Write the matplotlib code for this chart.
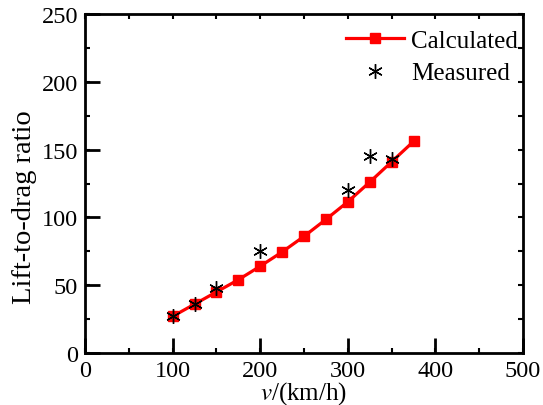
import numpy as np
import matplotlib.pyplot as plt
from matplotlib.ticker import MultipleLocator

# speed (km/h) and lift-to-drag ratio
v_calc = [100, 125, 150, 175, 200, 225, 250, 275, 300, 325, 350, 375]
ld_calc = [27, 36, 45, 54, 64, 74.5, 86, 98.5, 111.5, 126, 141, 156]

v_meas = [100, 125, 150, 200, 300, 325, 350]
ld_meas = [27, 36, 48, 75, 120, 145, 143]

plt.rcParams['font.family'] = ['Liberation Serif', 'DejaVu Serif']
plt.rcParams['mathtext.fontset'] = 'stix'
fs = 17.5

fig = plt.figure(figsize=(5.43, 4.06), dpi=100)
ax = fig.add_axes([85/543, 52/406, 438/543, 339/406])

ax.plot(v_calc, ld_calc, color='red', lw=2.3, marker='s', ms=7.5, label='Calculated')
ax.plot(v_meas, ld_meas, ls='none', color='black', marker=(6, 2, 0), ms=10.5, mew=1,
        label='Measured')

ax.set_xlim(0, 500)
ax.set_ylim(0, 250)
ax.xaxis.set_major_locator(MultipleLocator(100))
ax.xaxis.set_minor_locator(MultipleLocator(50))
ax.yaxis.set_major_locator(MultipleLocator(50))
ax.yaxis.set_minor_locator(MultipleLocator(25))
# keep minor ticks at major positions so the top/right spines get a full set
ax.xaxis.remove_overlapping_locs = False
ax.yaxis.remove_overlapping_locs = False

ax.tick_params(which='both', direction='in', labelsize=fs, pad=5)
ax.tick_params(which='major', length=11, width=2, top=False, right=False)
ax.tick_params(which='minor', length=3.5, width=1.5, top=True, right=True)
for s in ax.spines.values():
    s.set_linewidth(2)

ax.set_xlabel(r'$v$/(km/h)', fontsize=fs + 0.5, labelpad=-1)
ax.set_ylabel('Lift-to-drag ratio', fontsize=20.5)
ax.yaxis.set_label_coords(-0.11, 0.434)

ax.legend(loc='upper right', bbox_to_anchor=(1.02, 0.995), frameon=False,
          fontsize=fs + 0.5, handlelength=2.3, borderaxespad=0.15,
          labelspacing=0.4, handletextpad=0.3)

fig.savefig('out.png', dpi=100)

◆ ◆ ◆ ◆

Stated problem: Give again, word for word, every line from the top of the data above to the line holding "ld_meas = [27, 36, 48, 75, 120, 145, 143]", inclusive, with the pictures left out.

Solved problem:
Write the matplotlib code for this chart.
import numpy as np
import matplotlib.pyplot as plt
from matplotlib.ticker import MultipleLocator

# speed (km/h) and lift-to-drag ratio
v_calc = [100, 125, 150, 175, 200, 225, 250, 275, 300, 325, 350, 375]
ld_calc = [27, 36, 45, 54, 64, 74.5, 86, 98.5, 111.5, 126, 141, 156]

v_meas = [100, 125, 150, 200, 300, 325, 350]
ld_meas = [27, 36, 48, 75, 120, 145, 143]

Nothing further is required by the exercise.